= Information supplied =
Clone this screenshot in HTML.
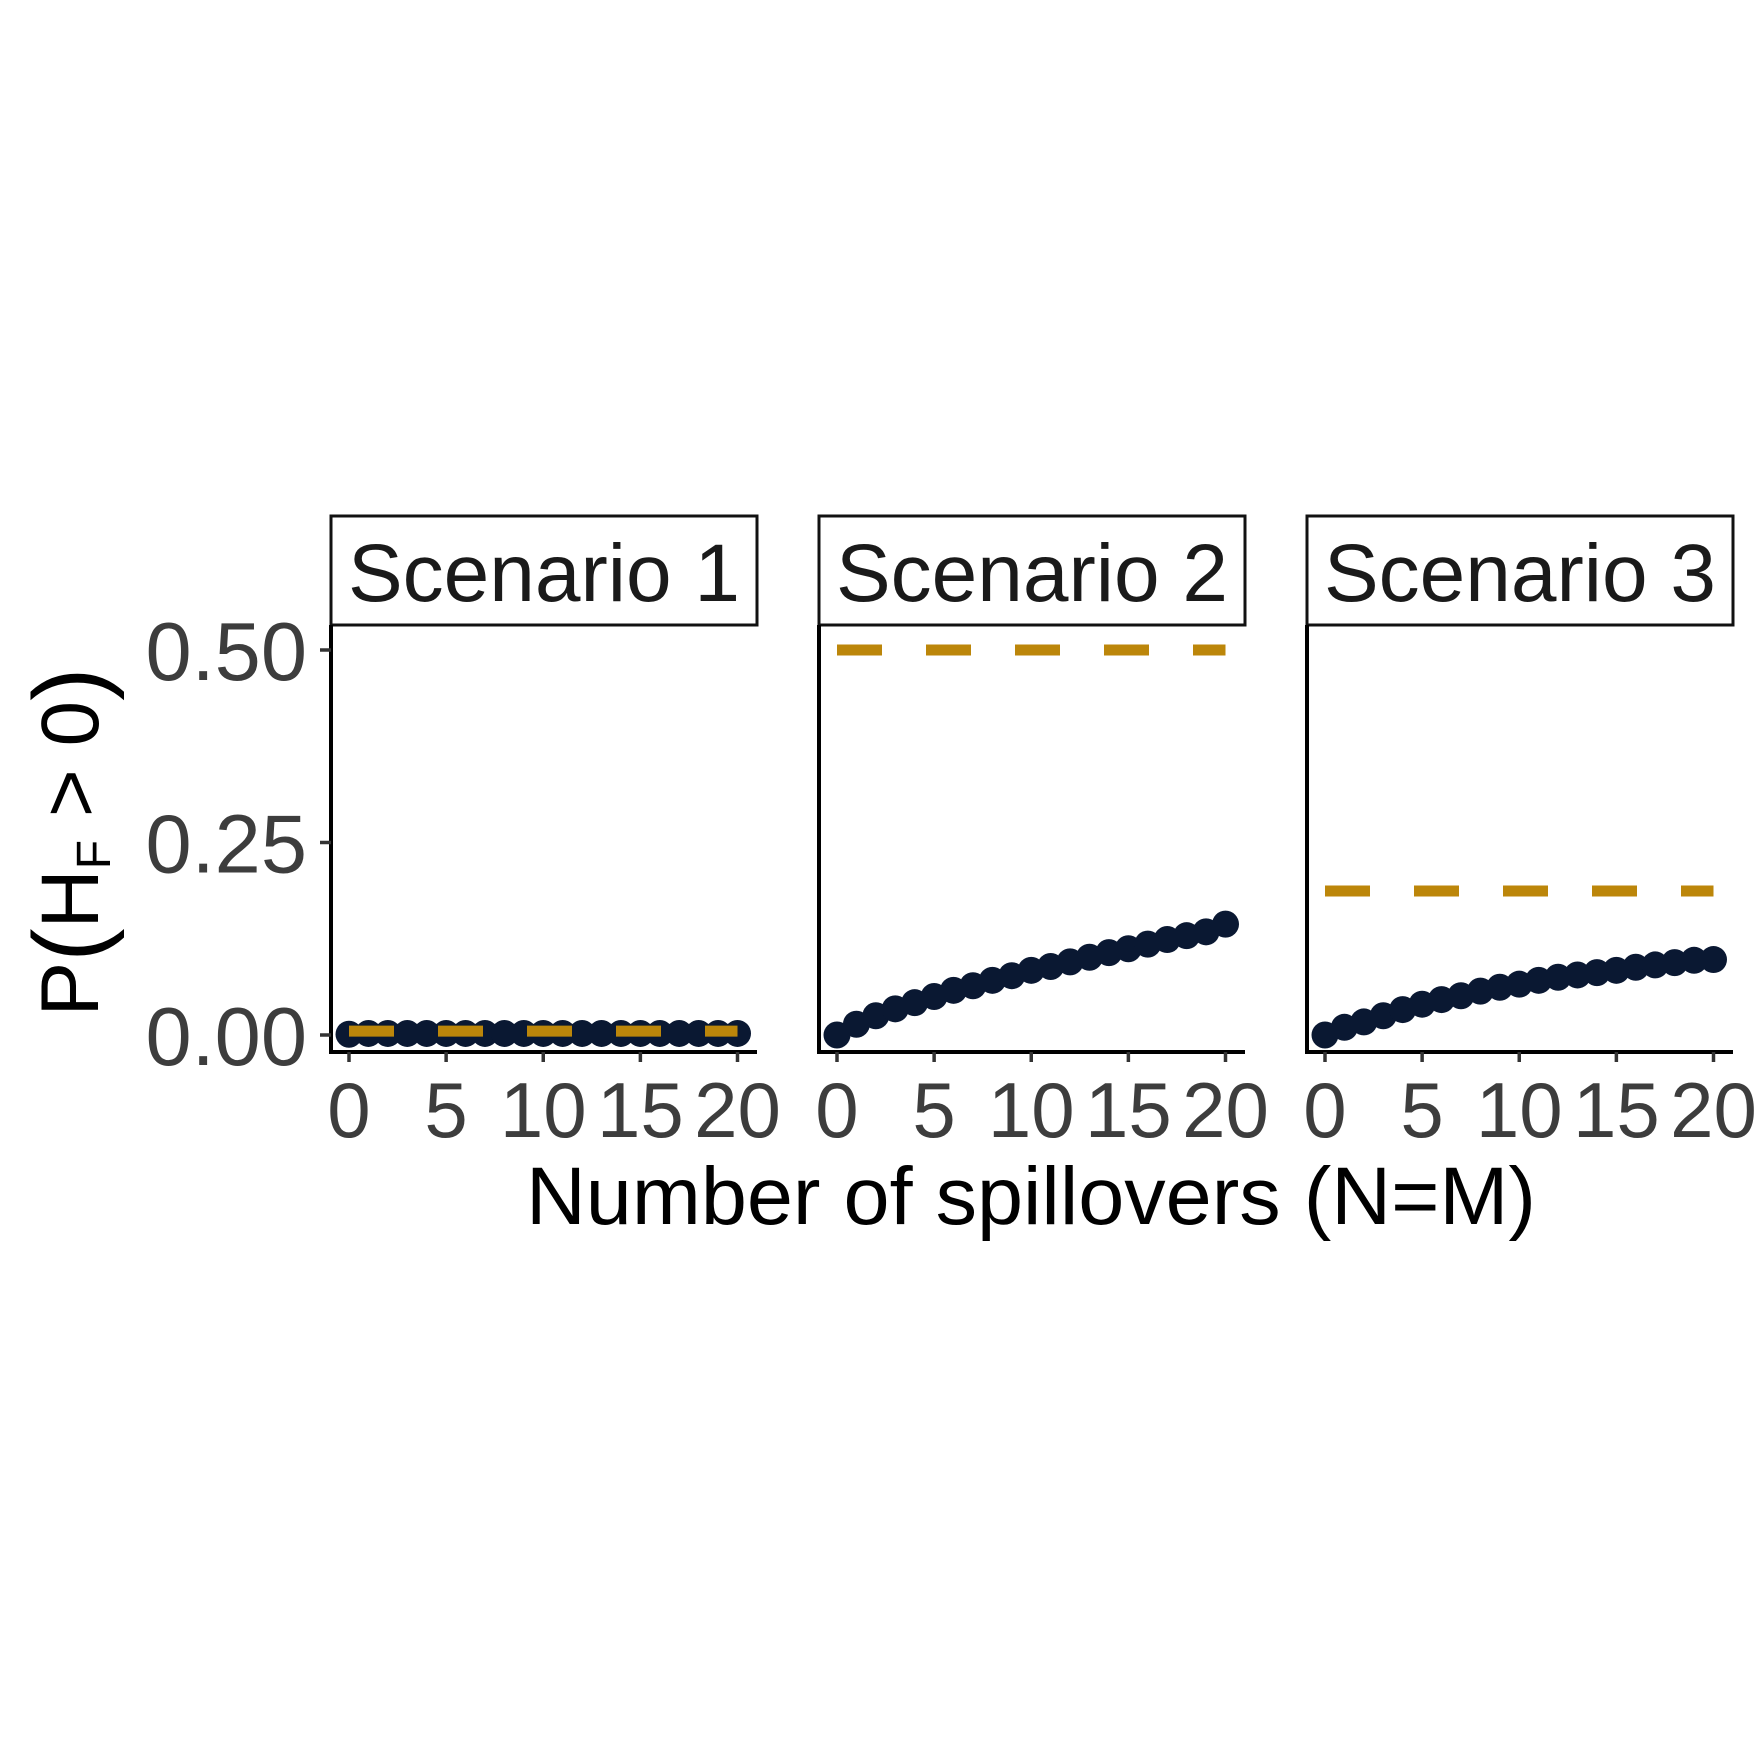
<!DOCTYPE html>
<html><head><meta charset="utf-8"><style>
html,body{margin:0;padding:0;background:#fff;}
svg{display:block;font-family:"Liberation Sans",Arial,sans-serif;}
</style></head><body>
<svg id="chart" width="1755" height="1755" viewBox="0 0 1755 1755" xmlns="http://www.w3.org/2000/svg">
<rect width="1755" height="1755" fill="#fff"/>
<g id="root"></g>
</svg>
<script>
const scenarios = ["Scenario 1", "Scenario 2", "Scenario 3"];
const xValues = [0,1,2,3,4,5,6,7,8,9,10,11,12,13,14,15,16,17,18,19,20];
const series1 = [0.001,0.002,0.002,0.002,0.002,0.002,0.002,0.002,0.002,0.002,0.002,0.002,0.002,0.002,0.002,0.002,0.002,0.002,0.002,0.002,0.002];
const series2 = [0,0.014,0.025,0.034,0.042,0.050,0.058,0.064,0.071,0.077,0.084,0.089,0.095,0.101,0.107,0.112,0.118,0.124,0.129,0.134,0.144];
const series3 = [0,0.010,0.017,0.025,0.033,0.040,0.046,0.051,0.057,0.062,0.066,0.071,0.075,0.078,0.081,0.084,0.088,0.091,0.094,0.097,0.098];
const thresholds = [0.005, 0.50, 0.187];
const yTicks = [0, 0.25, 0.5];
const yTickLabels = ["0.00", "0.25", "0.50"];
const xTicks = [0, 5, 10, 15, 20];
const xTickLabels = ["0", "5", "10", "15", "20"];

const NS = "http://www.w3.org/2000/svg";
const root = document.getElementById("root");
function mk(tag, attrs, parent) {
  const e = document.createElementNS(NS, tag);
  for (const k in attrs) e.setAttribute(k, attrs[k]);
  (parent || root).appendChild(e);
  return e;
}
const panelLeft = [331, 819, 1307];
const panelWidth = 426;
const plotTop = 625, plotBottom = 1052;
function yScale(v) { return 1035 - v * 770; }
function xScale(p, v) { return panelLeft[p] + 18 + v * (388.5 / 20); }
const allSeries = [series1, series2, series3];

for (let p = 0; p < 3; p++) {
  const L = panelLeft[p];
  const g = mk("g", {});
  
  
  const strip = mk("rect", {x: L, y: 516, width: panelWidth, height: 109, fill: "#fff", stroke: "#111", "stroke-width": 3}, g);
  
  
  const st = mk("text", {x: L + panelWidth / 2, y: 601, "text-anchor": "middle", "font-size": 82, fill: "#1a1a1a"}, g);
  st.textContent = scenarios[p];
  
  
  const ya = mk("line", {x1: L, y1: plotTop, x2: L, y2: plotBottom + 2, stroke: "#000", "stroke-width": 4}, g);
  
  
  const xa = mk("line", {x1: L - 2, y1: plotBottom, x2: L + panelWidth, y2: plotBottom, stroke: "#000", "stroke-width": 4}, g);
  
  
  for (let i = 0; i < xTicks.length; i++) {
    const x = xScale(p, xTicks[i]);
    const t = mk("line", {x1: x, y1: plotBottom, x2: x, y2: plotBottom + 10, stroke: "#333", "stroke-width": 3.5}, g);
    
    
    const lb = mk("text", {x: x, y: 1137, "text-anchor": "middle", "font-size": 78, fill: "#3d3d3d"}, g);
    lb.textContent = xTickLabels[i];
    
    
  }
  const dl = mk("line", {x1: xScale(p, 0), y1: yScale(thresholds[p]), x2: xScale(p, 20), y2: yScale(thresholds[p]), stroke: "#bc860a", "stroke-width": 11, "stroke-dasharray": "45 44"}, g);
  
  
  const s = allSeries[p];
  for (let i = 0; i < xValues.length; i++) {
    const c = mk("circle", {cx: xScale(p, xValues[i]), cy: yScale(s[i]), r: 13.5, fill: "#0a1832"}, g);
    
    
  }
  if (p === 0) dl.parentNode.appendChild(dl);
}
for (let i = 0; i < yTicks.length; i++) {
  const y = yScale(yTicks[i]);
  const t = mk("line", {x1: 320, y1: y, x2: 331, y2: y, stroke: "#333", "stroke-width": 3.5});
  
  
  const lb = mk("text", {x: 307, y: y + 30, "text-anchor": "end", "font-size": 83, fill: "#3d3d3d"});
  lb.textContent = yTickLabels[i];
  
  
}
const xt = mk("text", {x: 1031, y: 1224, "text-anchor": "middle", "font-size": 82, fill: "#000", textLength: 1010, lengthAdjust: "spacingAndGlyphs"});
xt.textContent = "Number of spillovers (N=M)";


const yt = mk("text", {x: 0, y: 0, transform: "translate(98,842) rotate(-90)", "text-anchor": "middle", "font-size": 82, fill: "#000"});


yt.innerHTML = '<tspan>P</tspan><tspan font-size="100" dy="5">(</tspan><tspan dy="-5">H</tspan><tspan font-size="48" dy="12">F</tspan><tspan dy="-12"> &gt; 0</tspan><tspan font-size="100" dy="5">)</tspan>';
</script>
</body></html>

= Given task =
Write out the whole listing exactly, and drop the pictures.

= Result of this exercise =
Clone this screenshot in HTML.
<!DOCTYPE html>
<html><head><meta charset="utf-8"><style>
html,body{margin:0;padding:0;background:#fff;}
svg{display:block;font-family:"Liberation Sans",Arial,sans-serif;}
</style></head><body>
<svg id="chart" width="1755" height="1755" viewBox="0 0 1755 1755" xmlns="http://www.w3.org/2000/svg">
<rect width="1755" height="1755" fill="#fff"/>
<g id="root"></g>
</svg>
<script>
const scenarios = ["Scenario 1", "Scenario 2", "Scenario 3"];
const xValues = [0,1,2,3,4,5,6,7,8,9,10,11,12,13,14,15,16,17,18,19,20];
const series1 = [0.001,0.002,0.002,0.002,0.002,0.002,0.002,0.002,0.002,0.002,0.002,0.002,0.002,0.002,0.002,0.002,0.002,0.002,0.002,0.002,0.002];
const series2 = [0,0.014,0.025,0.034,0.042,0.050,0.058,0.064,0.071,0.077,0.084,0.089,0.095,0.101,0.107,0.112,0.118,0.124,0.129,0.134,0.144];
const series3 = [0,0.010,0.017,0.025,0.033,0.040,0.046,0.051,0.057,0.062,0.066,0.071,0.075,0.078,0.081,0.084,0.088,0.091,0.094,0.097,0.098];
const thresholds = [0.005, 0.50, 0.187];
const yTicks = [0, 0.25, 0.5];
const yTickLabels = ["0.00", "0.25", "0.50"];
const xTicks = [0, 5, 10, 15, 20];
const xTickLabels = ["0", "5", "10", "15", "20"];

const NS = "http://www.w3.org/2000/svg";
const root = document.getElementById("root");
function mk(tag, attrs, parent) {
  const e = document.createElementNS(NS, tag);
  for (const k in attrs) e.setAttribute(k, attrs[k]);
  (parent || root).appendChild(e);
  return e;
}
const panelLeft = [331, 819, 1307];
const panelWidth = 426;
const plotTop = 625, plotBottom = 1052;
function yScale(v) { return 1035 - v * 770; }
function xScale(p, v) { return panelLeft[p] + 18 + v * (388.5 / 20); }
const allSeries = [series1, series2, series3];

for (let p = 0; p < 3; p++) {
  const L = panelLeft[p];
  const g = mk("g", {});
  
  
  const strip = mk("rect", {x: L, y: 516, width: panelWidth, height: 109, fill: "#fff", stroke: "#111", "stroke-width": 3}, g);
  
  
  const st = mk("text", {x: L + panelWidth / 2, y: 601, "text-anchor": "middle", "font-size": 82, fill: "#1a1a1a"}, g);
  st.textContent = scenarios[p];
  
  
  const ya = mk("line", {x1: L, y1: plotTop, x2: L, y2: plotBottom + 2, stroke: "#000", "stroke-width": 4}, g);
  
  
  const xa = mk("line", {x1: L - 2, y1: plotBottom, x2: L + panelWidth, y2: plotBottom, stroke: "#000", "stroke-width": 4}, g);
  
  
  for (let i = 0; i < xTicks.length; i++) {
    const x = xScale(p, xTicks[i]);
    const t = mk("line", {x1: x, y1: plotBottom, x2: x, y2: plotBottom + 10, stroke: "#333", "stroke-width": 3.5}, g);
    
    
    const lb = mk("text", {x: x, y: 1137, "text-anchor": "middle", "font-size": 78, fill: "#3d3d3d"}, g);
    lb.textContent = xTickLabels[i];
    
    
  }
  const dl = mk("line", {x1: xScale(p, 0), y1: yScale(thresholds[p]), x2: xScale(p, 20), y2: yScale(thresholds[p]), stroke: "#bc860a", "stroke-width": 11, "stroke-dasharray": "45 44"}, g);
  
  
  const s = allSeries[p];
  for (let i = 0; i < xValues.length; i++) {
    const c = mk("circle", {cx: xScale(p, xValues[i]), cy: yScale(s[i]), r: 13.5, fill: "#0a1832"}, g);
    
    
  }
  if (p === 0) dl.parentNode.appendChild(dl);
}
for (let i = 0; i < yTicks.length; i++) {
  const y = yScale(yTicks[i]);
  const t = mk("line", {x1: 320, y1: y, x2: 331, y2: y, stroke: "#333", "stroke-width": 3.5});
  
  
  const lb = mk("text", {x: 307, y: y + 30, "text-anchor": "end", "font-size": 83, fill: "#3d3d3d"});
  lb.textContent = yTickLabels[i];
  
  
}
const xt = mk("text", {x: 1031, y: 1224, "text-anchor": "middle", "font-size": 82, fill: "#000", textLength: 1010, lengthAdjust: "spacingAndGlyphs"});
xt.textContent = "Number of spillovers (N=M)";


const yt = mk("text", {x: 0, y: 0, transform: "translate(98,842) rotate(-90)", "text-anchor": "middle", "font-size": 82, fill: "#000"});


yt.innerHTML = '<tspan>P</tspan><tspan font-size="100" dy="5">(</tspan><tspan dy="-5">H</tspan><tspan font-size="48" dy="12">F</tspan><tspan dy="-12"> &gt; 0</tspan><tspan font-size="100" dy="5">)</tspan>';
</script>
</body></html>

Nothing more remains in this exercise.